*EXERCISE*. Repeat, exactly and in full, the lines of the listing below, but without any pictures.

┌──

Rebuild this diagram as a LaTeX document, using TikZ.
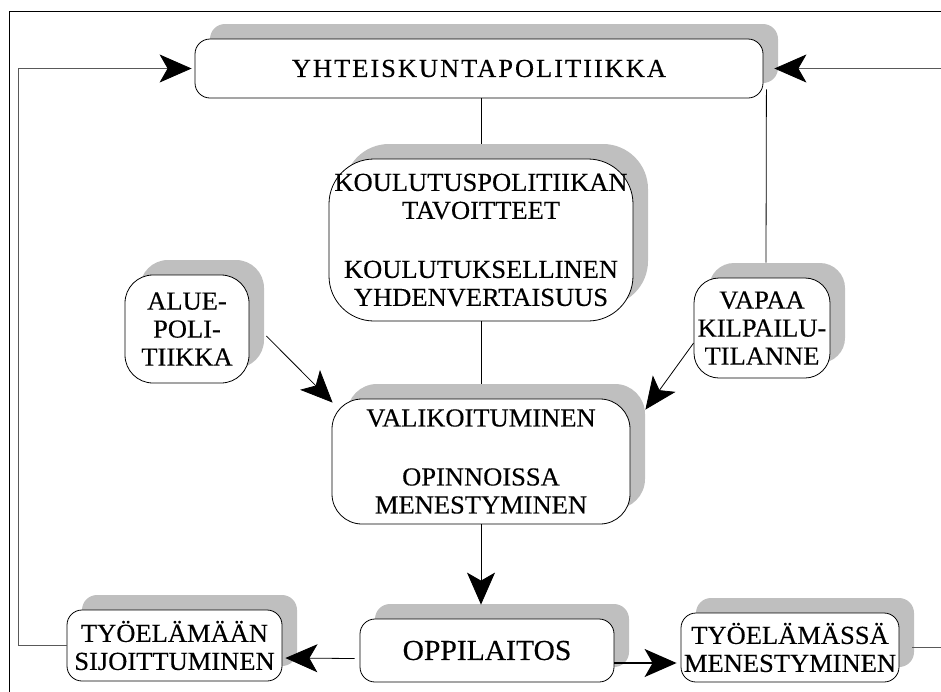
\documentclass[tikz,border=0pt]{standalone}
\usepackage{fontspec}
\setmainfont[FakeStretch=1.02,FakeBold=0.3]{Liberation Serif}
\usetikzlibrary{arrows.meta,shadows,calc}

\begin{document}
\begin{tikzpicture}[x=1pt,y=-1pt,
  box/.style={draw=black, line width=0.8pt, fill=white, rounded corners=#1,
    inner sep=0pt, align=center, font=\fontsize{26}{28}\selectfont,
    drop shadow={shadow xshift=15pt, shadow yshift=15pt, fill=gray!50, opacity=1}},
  box/.default=15pt,
  tip/.style={-{Stealth[length=32pt,width=28pt,inset=8pt,color=black]}},
  link/.style={line width=0.8pt, black},
  loopline/.style={line width=0.8pt, black!65},
]
\useasboundingbox (0,0) rectangle (941,691);
\clip (0,0) rectangle (941,691);

% outer frame
\draw[line width=0.8pt] (9,11) rectangle (980,720);

% nodes
\node[box=15pt, minimum width=568pt, minimum height=59pt] (yht) at (479,68.5)
  {\addfontfeature{LetterSpace=7.5}YHTEISKUNTAPOLITIIKKA};
\node[box=45pt, minimum width=304pt, minimum height=162pt] (kou) at (481,240)
  {KOULUTUSPOLITIIKAN\\TAVOITTEET\\[31pt]KOULUTUKSELLINEN\\YHDENVERTAISUUS};
\node[box=28pt, minimum width=124pt, minimum height=108pt] (alue) at (187,329)
  {ALUE-\\POLI-\\TIIKKA};
\node[box=25pt, minimum width=136pt, minimum height=100pt] (vapaa) at (762,328)
  {VAPAA\\KILPAILU-\\TILANNE};
\node[box=30pt, minimum width=298pt, minimum height=125pt] (vali) at (481,461.5)
  {VALIKOITUMINEN\\[31pt]OPINNOISSA\\MENESTYMINEN};
\node[box=15pt, minimum width=254pt, minimum height=63pt,
      font=\fontsize{29}{32}\selectfont] (oppi) at (487,650.5)
  {OPPILAITOS};
\node[box=15pt, minimum width=215pt, minimum height=71pt] (tyoa) at (174.5,645.5)
  {TYÖELÄMÄÄN\\SIJOITTUMINEN};
\node[box=15pt, minimum width=218pt, minimum height=69pt] (tyob) at (790,647.5)
  {TYÖELÄMÄSSÄ\\MENESTYMINEN};

% helper coordinates for the outer feedback loops
\coordinate (lx) at (18,0);
\coordinate (rx) at (955,0);

% plain links from the top box
\draw[link] (kou.north |- yht.south) -- ($(kou.north)+(0,-15)$);
\draw[link] (kou.south) -- ($(kou.south |- vali.north)+(0,-15)$);
\draw[link] ($(alue.north)+(15,-15)$ |- yht.south) -- ($(alue.north)+(15,-15)$);
\coordinate (vtop) at ($(vapaa.north)+(4,-15)$);
\draw[link] ($(yht.south east)+(3,-9)$) -- (vtop);

% arrows into the selection box
\draw[link,tip] ($(alue.east)+(17,7)$) -- ($(vali.north west)+(1,4)$);
\draw[link,tip] ($(vapaa.west)+(0,15)$) -- ($(vali.north east)+(15,11)$);
\draw[link,tip] (vali.south) -- ($(vali.south |- oppi.north)+(0,-14)$);

% arrows out of the school
\draw[link,tip] ($(oppi.west)+(-5,8)$) -- ($(tyoa.east)+(3,12.5)$);
\draw[line width=1.6pt,tip] ($(oppi.east)+(0,12.5)$) -- ($(tyob.west)+(-4,15.5)$);

% feedback loops back to social policy
\draw[loopline,tip] (tyoa.west) -- (tyoa.west -| lx) -- (yht.west -| lx) -- ($(yht.west)+(-3,0)$);
\draw[loopline,tip] ($(tyob.east)+(13,0)$) -- (tyob.east -| rx) -- (yht.east -| rx) -- ($(yht.east)+(11,0)$);
\end{tikzpicture}
\end{document}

└──

*ANSWER TO THIS TASK*.
Rebuild this diagram as a LaTeX document, using TikZ.
\documentclass[tikz,border=0pt]{standalone}
\usepackage{fontspec}
\setmainfont[FakeStretch=1.02,FakeBold=0.3]{Liberation Serif}
\usetikzlibrary{arrows.meta,shadows,calc}

\begin{document}
\begin{tikzpicture}[x=1pt,y=-1pt,
  box/.style={draw=black, line width=0.8pt, fill=white, rounded corners=#1,
    inner sep=0pt, align=center, font=\fontsize{26}{28}\selectfont,
    drop shadow={shadow xshift=15pt, shadow yshift=15pt, fill=gray!50, opacity=1}},
  box/.default=15pt,
  tip/.style={-{Stealth[length=32pt,width=28pt,inset=8pt,color=black]}},
  link/.style={line width=0.8pt, black},
  loopline/.style={line width=0.8pt, black!65},
]
\useasboundingbox (0,0) rectangle (941,691);
\clip (0,0) rectangle (941,691);

% outer frame
\draw[line width=0.8pt] (9,11) rectangle (980,720);

% nodes
\node[box=15pt, minimum width=568pt, minimum height=59pt] (yht) at (479,68.5)
  {\addfontfeature{LetterSpace=7.5}YHTEISKUNTAPOLITIIKKA};
\node[box=45pt, minimum width=304pt, minimum height=162pt] (kou) at (481,240)
  {KOULUTUSPOLITIIKAN\\TAVOITTEET\\[31pt]KOULUTUKSELLINEN\\YHDENVERTAISUUS};
\node[box=28pt, minimum width=124pt, minimum height=108pt] (alue) at (187,329)
  {ALUE-\\POLI-\\TIIKKA};
\node[box=25pt, minimum width=136pt, minimum height=100pt] (vapaa) at (762,328)
  {VAPAA\\KILPAILU-\\TILANNE};
\node[box=30pt, minimum width=298pt, minimum height=125pt] (vali) at (481,461.5)
  {VALIKOITUMINEN\\[31pt]OPINNOISSA\\MENESTYMINEN};
\node[box=15pt, minimum width=254pt, minimum height=63pt,
      font=\fontsize{29}{32}\selectfont] (oppi) at (487,650.5)
  {OPPILAITOS};
\node[box=15pt, minimum width=215pt, minimum height=71pt] (tyoa) at (174.5,645.5)
  {TYÖELÄMÄÄN\\SIJOITTUMINEN};
\node[box=15pt, minimum width=218pt, minimum height=69pt] (tyob) at (790,647.5)
  {TYÖELÄMÄSSÄ\\MENESTYMINEN};

% helper coordinates for the outer feedback loops
\coordinate (lx) at (18,0);
\coordinate (rx) at (955,0);

% plain links from the top box
\draw[link] (kou.north |- yht.south) -- ($(kou.north)+(0,-15)$);
\draw[link] (kou.south) -- ($(kou.south |- vali.north)+(0,-15)$);
\draw[link] ($(alue.north)+(15,-15)$ |- yht.south) -- ($(alue.north)+(15,-15)$);
\coordinate (vtop) at ($(vapaa.north)+(4,-15)$);
\draw[link] ($(yht.south east)+(3,-9)$) -- (vtop);

% arrows into the selection box
\draw[link,tip] ($(alue.east)+(17,7)$) -- ($(vali.north west)+(1,4)$);
\draw[link,tip] ($(vapaa.west)+(0,15)$) -- ($(vali.north east)+(15,11)$);
\draw[link,tip] (vali.south) -- ($(vali.south |- oppi.north)+(0,-14)$);

% arrows out of the school
\draw[link,tip] ($(oppi.west)+(-5,8)$) -- ($(tyoa.east)+(3,12.5)$);
\draw[line width=1.6pt,tip] ($(oppi.east)+(0,12.5)$) -- ($(tyob.west)+(-4,15.5)$);

% feedback loops back to social policy
\draw[loopline,tip] (tyoa.west) -- (tyoa.west -| lx) -- (yht.west -| lx) -- ($(yht.west)+(-3,0)$);
\draw[loopline,tip] ($(tyob.east)+(13,0)$) -- (tyob.east -| rx) -- (yht.east -| rx) -- ($(yht.east)+(11,0)$);
\end{tikzpicture}
\end{document}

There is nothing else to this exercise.